第16回岡山県新進美術家育成「I氏賞」選考作品展が1月16日から、岡山県天神山文化プラザ(岡山市北区天神町)で開かれている。
I氏賞は、1959(昭和34)年に稲盛和夫さんと共に京セラを創業し、後に社長を務める高梁市出身の伊藤謙介さんが岡山県のゆかりある若手美術家のための寄付金で、岡山県に設置された基金で2007(平成19)年から開催している。岡山出身でデビュー作の「エビチリ大好き」がカルティエ現代美術館のコレクションとなっている松井えり菜さん、ドイツで活動する画家の加藤竜さん、ベネチアビエンナーレや瀬戸内国際芸術祭などに出展する写真家の下道基行さんなど多くのアーティストを輩出している。
今年は、県内外に約60人いる推薦委員から36人が推薦された。いずれも2023年4月時点で18歳以上40歳以下であり、岡山出身や岡山で学んでいたなど岡山県にゆかりのある人。ジャンルは彫刻、工芸などの立体作品と絵画・版画・写真・グラフィックデザイン・工芸などの平面作品。候補者は自ら、経歴や代表作品1~3点を選び書類を提出。書類審査により11人を選んだ。同展では、各候補者の代表作のうち1点を選考委員が選び展示する。
選考委員は、大原美術館・代表理事の高階秀爾さん、京都国立近代美術館・館長の福永治さん、京都市京セラ美術館・学芸員の吉中充代さん、鳥取県教育委員会事務局の尾﨑信一郎さん、岡山県立美術館・館長の守安收さんの5人。
選考作品は、以下の11作品。岡山出身の明石麻里子さんの化学繊維のオーガンジー生地を使った立体作品「心象Ⅰ」。岡山県生まれ京都出身の厚地朋子さんの性格やものの見方が空間に影響を与えていることを気付き描いた絵画「盆地的空間認識 #2」。小中高校生活を岡山で過ごした上田尚宏さんの、段ボールに同色として販売されるシルバーを塗った作品「Iridescent silver7478/870」。岡山県出身の沖田愛有美さんの絵画と工芸の間を制作するところから始まった「結露する森」「藪を行くもの(い)」「藪を行くもの(き)」。岡山県在住の酒井龍一さんの変わるもの・変わらないもの不明瞭でよく分からない世界を映し出す絵画作品「Fragment」。岡山県出身・在住の中桐聡美さんの瀬戸内海をモチーフに記憶の痕跡を描いた版画「foam」。岡山県出身の中塚文菜さんの広島平和記念公園内にある折り鶴を譲り受けつなぎ大きな一羽の鶴を作った「誰かの祈りを開いて閉じる」。岡山県出身の蓮岡匡浩さんの旅先で出合った自然を作為的な描写と偶然が作る表現を加えて制作した「旅行記 赤い大地への旅/雨と貫かれた雲」。岡山県出身の文谷有佳里さんの有機的なモチーフと記号的なモチーフの重なりによるリズムとハーモニーを表現した作品「なにもない風景を眺める 2023.8.8」。岡山県出身の三宅佑紀さんのトレーシングペーパーにパステルで個人の記憶を表現した作品「ミルラの布 #02」。岡山県出身・在住の横山瑞歩さんのベッドに座る女性と古代から生きる魚ピラルクの組み合わせで時間の流れによるやるせなさを表現した作品「彼方」。
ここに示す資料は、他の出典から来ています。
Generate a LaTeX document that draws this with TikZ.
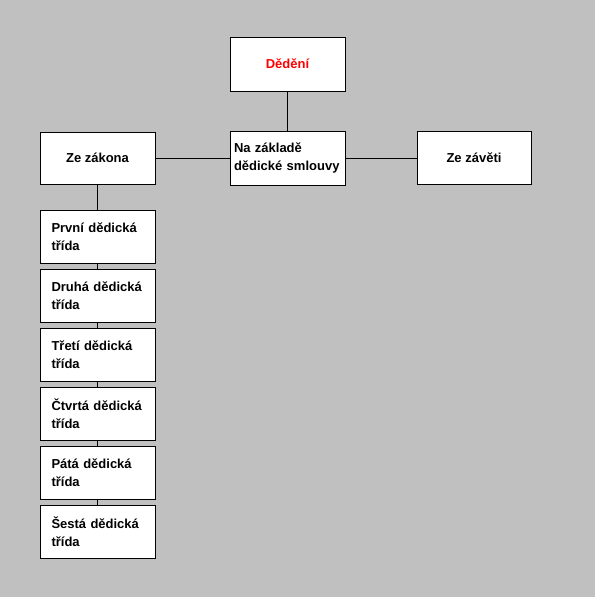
\documentclass[tikz,border=0pt]{standalone}
\usepackage{fontspec}
\setmainfont{Liberation Sans}
\definecolor{panelgray}{HTML}{C0C0C0}
\tikzset{
  box/.style={draw, line width=1pt, fill=white, minimum width=115pt, minimum height=53pt,
    inner sep=0pt, font=\bfseries\fontsize{13}{17.5}\selectfont},
  classbox/.style={box, text width=92pt, align=left},
  link/.style={line width=1pt},
}
\begin{document}
\begin{tikzpicture}[x=1pt,y=-1pt]

  \fill[panelgray] (0,0) rectangle (595,597);
  \useasboundingbox (0,0) rectangle (595,597);

  % top of the tree
  \node[box, minimum height=54pt, text=red] (dedeni) at (287.5,64) {Dědění};
  \node[box, minimum height=54pt, text width=107pt, align=left] (smlouva) at (287.5,158) {Na základě\\dědické smlouvy};
  \node[box, minimum height=52pt] (zakon) at (97.5,158) {Ze zákona};
  \node[box, minimum width=114pt] (zaveti) at (474,158) {Ze závěti};

  \draw[link] (dedeni) -- (smlouva);
  \draw[link] (zakon) -- (smlouva);
  \draw[link] (smlouva) -- (zaveti);

  % classes
  \foreach \name [count=\i] in {První, Druhá, Třetí, Čtvrtá, Pátá, Šestá}
    \node[classbox] (trida\i) at (97.5,177.5+59*\i) {\name\ dědická\\třída};

  \draw[link] (zakon) -- (trida1);
  \foreach \i/\j in {1/2,2/3,3/4,4/5,5/6}
    \draw[link] (trida\i) -- (trida\j);

\end{tikzpicture}
\end{document}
岡山県立美術館学芸員の古川文子さんは「今年は絵画が多いが、どの作品も表現手法やテーマが違い見応えがある。これから活躍を期待される若手アーティストばかり。自分なりのI氏賞選考を行う楽しみもあり、自分のお気に入りを見つけることもできる。ここから長い期間、アーティストを追い続けて応援できることも楽しみ」と話す。
会場では、応援メッセージを記載して入れるボックスを用意する。書かれたメッセージは、直接アーティストに渡される。
2月に大賞1人と奨励賞2人を発表。3月にはルネスホールで贈呈式を行う。3~4年後に大賞受賞者の展覧会を岡山県立美術館で開く予定。大賞には300万円、奨励賞には100万円の副賞を贈る。
開催時間は9時~17時(最終日は16時まで)。今月28日まで。